SB 21 worked to protect the state by balancing the scales: instead of punishing, progressive tax rates, we raised the base rate and removed several credits, then tied credits to actual production instead of expenses.
And what about that falling production? For the first time since 2002, oil production year-over-year actually grew this year, reversing the 7 percent decline in average annual production we saw in calendar year 2013. And this production increase happened despite a worldwide price collapse.
SB 21 has delivered more money and increased production all in the same package. How is that broken?
As we work to reform the remaining oil and gas tax credits this year, we are striking a delicate balance.
Just six years ago, I recall neighbors, business leaders and city officials leading the charge on getting more gas out of Cook Inlet. Anchorage was testing brownouts, in the coldest months of the year. For any region in the United States, especially one next to abundant gas fields, this was unacceptable.
The Cook Inlet Recovery Act sponsored by Rep. Mike Hawker was passed, enthusiastically, by every single member of the Legislature.
That's right, many of the very same voices decrying credits today, voted "yes" just yesterday. It's an election year, and every hero needs his villain. Amnesia can be very convenient. But don't Alaskans deserve the facts?

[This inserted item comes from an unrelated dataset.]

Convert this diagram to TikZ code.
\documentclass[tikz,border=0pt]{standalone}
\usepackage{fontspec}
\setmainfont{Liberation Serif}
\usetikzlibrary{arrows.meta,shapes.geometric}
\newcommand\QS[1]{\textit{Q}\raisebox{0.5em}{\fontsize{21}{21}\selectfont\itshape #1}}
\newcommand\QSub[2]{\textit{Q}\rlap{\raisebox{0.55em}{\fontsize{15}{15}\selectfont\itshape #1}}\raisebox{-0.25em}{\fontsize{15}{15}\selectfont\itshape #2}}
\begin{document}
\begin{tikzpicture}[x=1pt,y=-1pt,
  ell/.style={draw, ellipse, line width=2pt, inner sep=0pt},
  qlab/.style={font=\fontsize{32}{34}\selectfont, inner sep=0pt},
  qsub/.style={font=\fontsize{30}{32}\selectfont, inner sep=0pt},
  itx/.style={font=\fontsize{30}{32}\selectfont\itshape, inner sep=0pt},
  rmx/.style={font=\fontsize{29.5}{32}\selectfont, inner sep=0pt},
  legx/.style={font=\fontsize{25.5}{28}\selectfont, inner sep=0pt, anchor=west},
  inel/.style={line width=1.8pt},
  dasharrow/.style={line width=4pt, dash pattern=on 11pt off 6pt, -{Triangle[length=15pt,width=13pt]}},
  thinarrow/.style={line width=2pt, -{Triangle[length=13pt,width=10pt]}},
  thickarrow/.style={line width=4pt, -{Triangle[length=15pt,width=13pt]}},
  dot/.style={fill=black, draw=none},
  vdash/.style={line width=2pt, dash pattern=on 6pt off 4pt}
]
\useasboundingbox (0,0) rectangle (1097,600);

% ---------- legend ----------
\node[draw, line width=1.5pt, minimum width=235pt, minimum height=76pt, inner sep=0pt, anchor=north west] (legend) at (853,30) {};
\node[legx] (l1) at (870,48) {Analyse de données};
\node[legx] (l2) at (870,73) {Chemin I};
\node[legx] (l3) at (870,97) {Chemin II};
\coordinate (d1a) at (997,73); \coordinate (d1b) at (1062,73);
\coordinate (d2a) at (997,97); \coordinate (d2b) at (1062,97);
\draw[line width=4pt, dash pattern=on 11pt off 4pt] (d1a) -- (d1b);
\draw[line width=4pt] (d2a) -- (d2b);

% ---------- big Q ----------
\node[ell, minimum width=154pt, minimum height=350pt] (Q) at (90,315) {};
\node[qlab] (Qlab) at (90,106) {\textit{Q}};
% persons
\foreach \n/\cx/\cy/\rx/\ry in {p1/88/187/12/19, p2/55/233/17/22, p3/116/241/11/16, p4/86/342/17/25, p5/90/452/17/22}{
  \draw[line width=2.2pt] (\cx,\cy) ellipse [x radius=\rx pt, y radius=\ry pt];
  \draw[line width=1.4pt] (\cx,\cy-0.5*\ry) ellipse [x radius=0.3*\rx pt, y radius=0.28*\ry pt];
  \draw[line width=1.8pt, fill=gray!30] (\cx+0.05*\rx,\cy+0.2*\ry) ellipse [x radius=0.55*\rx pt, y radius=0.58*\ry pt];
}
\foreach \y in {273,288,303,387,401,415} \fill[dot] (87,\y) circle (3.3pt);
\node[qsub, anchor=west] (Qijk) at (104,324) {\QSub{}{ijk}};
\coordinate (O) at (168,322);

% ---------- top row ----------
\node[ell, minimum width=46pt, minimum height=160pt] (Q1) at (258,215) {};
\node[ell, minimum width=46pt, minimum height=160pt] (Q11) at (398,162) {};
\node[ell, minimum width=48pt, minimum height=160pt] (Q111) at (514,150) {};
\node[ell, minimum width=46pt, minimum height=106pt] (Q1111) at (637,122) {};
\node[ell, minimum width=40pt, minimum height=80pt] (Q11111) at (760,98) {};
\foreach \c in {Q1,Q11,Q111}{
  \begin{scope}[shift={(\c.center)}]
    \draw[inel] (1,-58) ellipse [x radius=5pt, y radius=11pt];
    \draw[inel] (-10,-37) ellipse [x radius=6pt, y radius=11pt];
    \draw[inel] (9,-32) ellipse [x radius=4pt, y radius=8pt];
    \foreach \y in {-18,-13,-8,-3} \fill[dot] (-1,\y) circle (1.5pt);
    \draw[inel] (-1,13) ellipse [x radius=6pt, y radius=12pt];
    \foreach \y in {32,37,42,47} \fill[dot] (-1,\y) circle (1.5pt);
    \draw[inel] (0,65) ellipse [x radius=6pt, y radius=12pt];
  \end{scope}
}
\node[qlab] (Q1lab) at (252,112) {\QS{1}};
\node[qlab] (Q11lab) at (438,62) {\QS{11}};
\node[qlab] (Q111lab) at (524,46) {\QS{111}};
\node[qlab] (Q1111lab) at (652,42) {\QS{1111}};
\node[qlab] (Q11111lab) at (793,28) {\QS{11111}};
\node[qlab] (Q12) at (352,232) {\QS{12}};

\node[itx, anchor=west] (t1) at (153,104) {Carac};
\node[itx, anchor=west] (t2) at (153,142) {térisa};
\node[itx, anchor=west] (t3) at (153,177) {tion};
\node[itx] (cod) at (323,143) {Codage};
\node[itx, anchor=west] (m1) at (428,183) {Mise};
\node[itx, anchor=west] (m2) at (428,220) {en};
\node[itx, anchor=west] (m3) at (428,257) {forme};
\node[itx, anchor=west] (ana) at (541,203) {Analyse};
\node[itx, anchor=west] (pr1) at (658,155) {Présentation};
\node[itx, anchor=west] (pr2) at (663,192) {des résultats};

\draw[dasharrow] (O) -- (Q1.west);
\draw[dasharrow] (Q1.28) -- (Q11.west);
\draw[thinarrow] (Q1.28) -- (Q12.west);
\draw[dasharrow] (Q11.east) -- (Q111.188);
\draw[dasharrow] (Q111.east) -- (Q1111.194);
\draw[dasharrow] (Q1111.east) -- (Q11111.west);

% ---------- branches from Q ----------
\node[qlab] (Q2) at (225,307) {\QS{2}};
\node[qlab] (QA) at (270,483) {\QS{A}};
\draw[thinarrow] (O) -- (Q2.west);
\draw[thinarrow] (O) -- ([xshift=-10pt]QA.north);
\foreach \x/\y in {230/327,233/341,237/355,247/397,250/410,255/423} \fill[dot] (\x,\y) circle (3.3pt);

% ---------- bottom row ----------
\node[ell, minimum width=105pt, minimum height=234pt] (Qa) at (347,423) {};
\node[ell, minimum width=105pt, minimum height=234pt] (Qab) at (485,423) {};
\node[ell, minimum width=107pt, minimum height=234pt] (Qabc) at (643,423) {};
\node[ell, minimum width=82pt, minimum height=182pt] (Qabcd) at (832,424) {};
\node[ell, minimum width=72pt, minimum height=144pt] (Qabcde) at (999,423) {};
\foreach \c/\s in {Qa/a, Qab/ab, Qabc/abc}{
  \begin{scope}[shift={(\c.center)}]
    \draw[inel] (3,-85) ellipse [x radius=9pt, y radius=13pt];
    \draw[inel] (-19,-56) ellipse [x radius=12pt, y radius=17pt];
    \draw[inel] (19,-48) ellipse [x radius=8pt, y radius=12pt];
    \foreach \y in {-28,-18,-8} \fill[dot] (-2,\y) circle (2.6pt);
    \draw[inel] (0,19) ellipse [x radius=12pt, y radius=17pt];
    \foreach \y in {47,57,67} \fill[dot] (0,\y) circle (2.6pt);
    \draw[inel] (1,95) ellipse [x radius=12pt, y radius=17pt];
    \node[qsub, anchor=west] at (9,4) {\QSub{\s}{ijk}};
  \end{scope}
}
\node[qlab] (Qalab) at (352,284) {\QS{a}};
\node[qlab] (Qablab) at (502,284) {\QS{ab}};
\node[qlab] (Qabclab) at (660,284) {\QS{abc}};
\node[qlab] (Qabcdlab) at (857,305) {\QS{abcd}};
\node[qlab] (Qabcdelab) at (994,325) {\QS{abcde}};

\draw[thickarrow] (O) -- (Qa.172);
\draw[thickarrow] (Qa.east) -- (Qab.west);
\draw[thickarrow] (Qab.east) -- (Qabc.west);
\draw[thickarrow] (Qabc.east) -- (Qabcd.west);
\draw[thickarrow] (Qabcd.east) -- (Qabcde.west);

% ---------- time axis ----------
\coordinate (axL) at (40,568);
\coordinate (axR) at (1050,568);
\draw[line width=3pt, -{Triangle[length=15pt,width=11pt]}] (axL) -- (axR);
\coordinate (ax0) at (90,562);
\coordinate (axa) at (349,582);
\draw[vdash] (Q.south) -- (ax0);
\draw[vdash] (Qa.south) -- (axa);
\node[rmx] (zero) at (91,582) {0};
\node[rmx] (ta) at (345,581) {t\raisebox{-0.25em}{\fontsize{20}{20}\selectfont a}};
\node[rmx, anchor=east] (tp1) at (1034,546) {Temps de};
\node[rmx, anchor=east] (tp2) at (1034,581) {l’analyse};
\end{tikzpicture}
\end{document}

The fact is we need to reform oil and gas tax credits yet again. The fact is the Senate and House majorities have been consistent on that front: every version of our bills has seen more and more reductions in credits, and more potential disruption to an industry that employs thousands of Alaskans statewide.
Alaskans would be far better served by sticking to the facts and not being misled by statements about "giveaways" and "free rides" and "oil costing us more than it provides." Yesterday's investment might look like a giveaway, but that doesn't change the fact that production and revenue are higher today than they would be under ACES.
As we finish this legislative session, and we reform oil and gas tax credits, we must exercise patience, discipline and work with a long-term vision. Rewriting history while dramatically overhauling the rules that made success possible does not move Alaska forward.
Sen. Cathy Giessel, R-Anchorage, represents District N in the Alaska state Senate.